The Kingdom of Saudi Arabia “aims to reach net-zero in 2060 through the Carbon Circular Economy approach, in line with its development plans and enabling its economic diversification,” Saudi Arabia’s Crown Prince Mohammed bin Salman said on 23 October at the Saudi Green Initiative forum.
During the same day and event, the Energy Minister, Prince Abdulaziz bin Salman, “announced that the Kingdom’s goal is to reach net-zero carbon emissions by 2060, taking into account that this will not have an adverse financial or economic impact on oil exporters,” as carried by the Saudi Press Agency.

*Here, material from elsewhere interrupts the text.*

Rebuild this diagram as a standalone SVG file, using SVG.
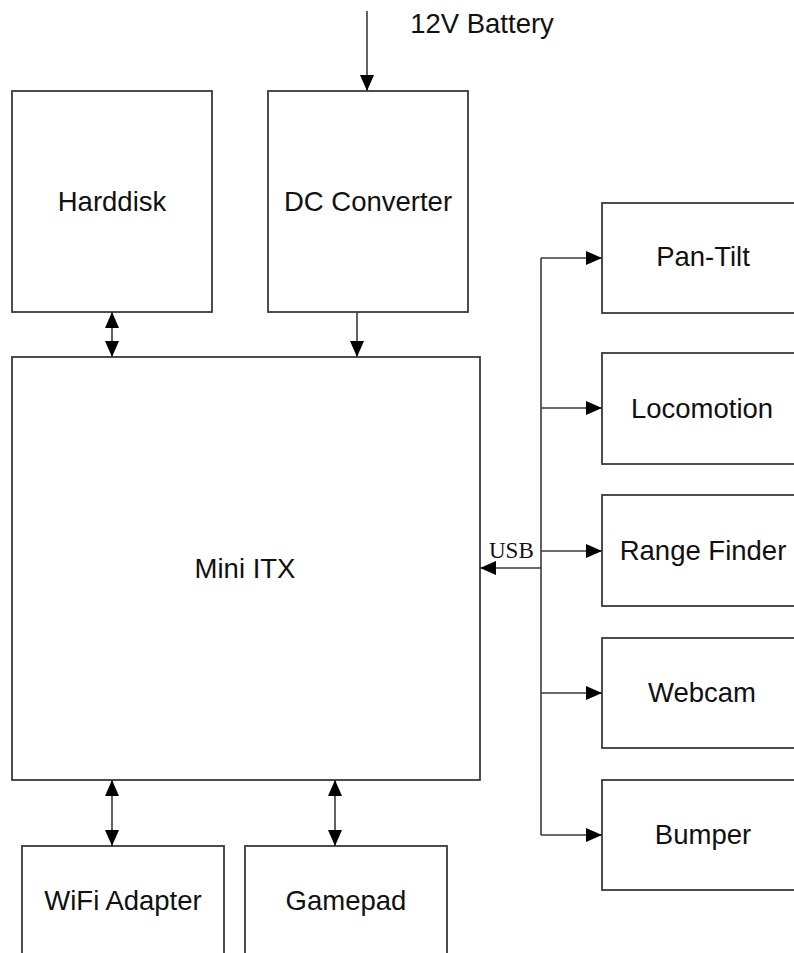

“The minister stated that by 2030, Saudi Arabia will be a model for the production of all energy sources and the best in terms of energy efficiency, highlighting the Kingdom's efforts to make the share of gas and renewable energy in the energy mix 50% for each of them by 2030, indicating that shale gas in the Kingdom will contribute in providing 50% of energy, while the remainder comes from renewable sources, stressing that this balance will reduce carbon emissions,” the Saudi agency says.
Saudi Aramco, for its part, announced its ambition to achieve net-zero Scope 1 and Scope 2 greenhouse gas emissions across its wholly-owned operated assets by 2050. The announcement complements the Kingdom of Saudi Arabia’s aim to reach net-zero emissions by 2060.
“The road ahead will be complex, as the world’s transition to a more sustainable energy future will require collective action and major technological breakthroughs. But we remain focused on delivering reliable and affordable energy, investing for the long term as our efforts to further reduce emissions gain momentum,” Aramco’s president and CEO Amin Nasser said in a statement.
Another major energy producer in the Middle East, top LNG exporter Qatar, is rebranding its state oil and gas firm to reflect its broader energy strategy.
As of early October this year, Qatar Petroleum became Qatar Energy, and pitches itself as “your energy transition partner delivering the cleaner energy that the world needs.”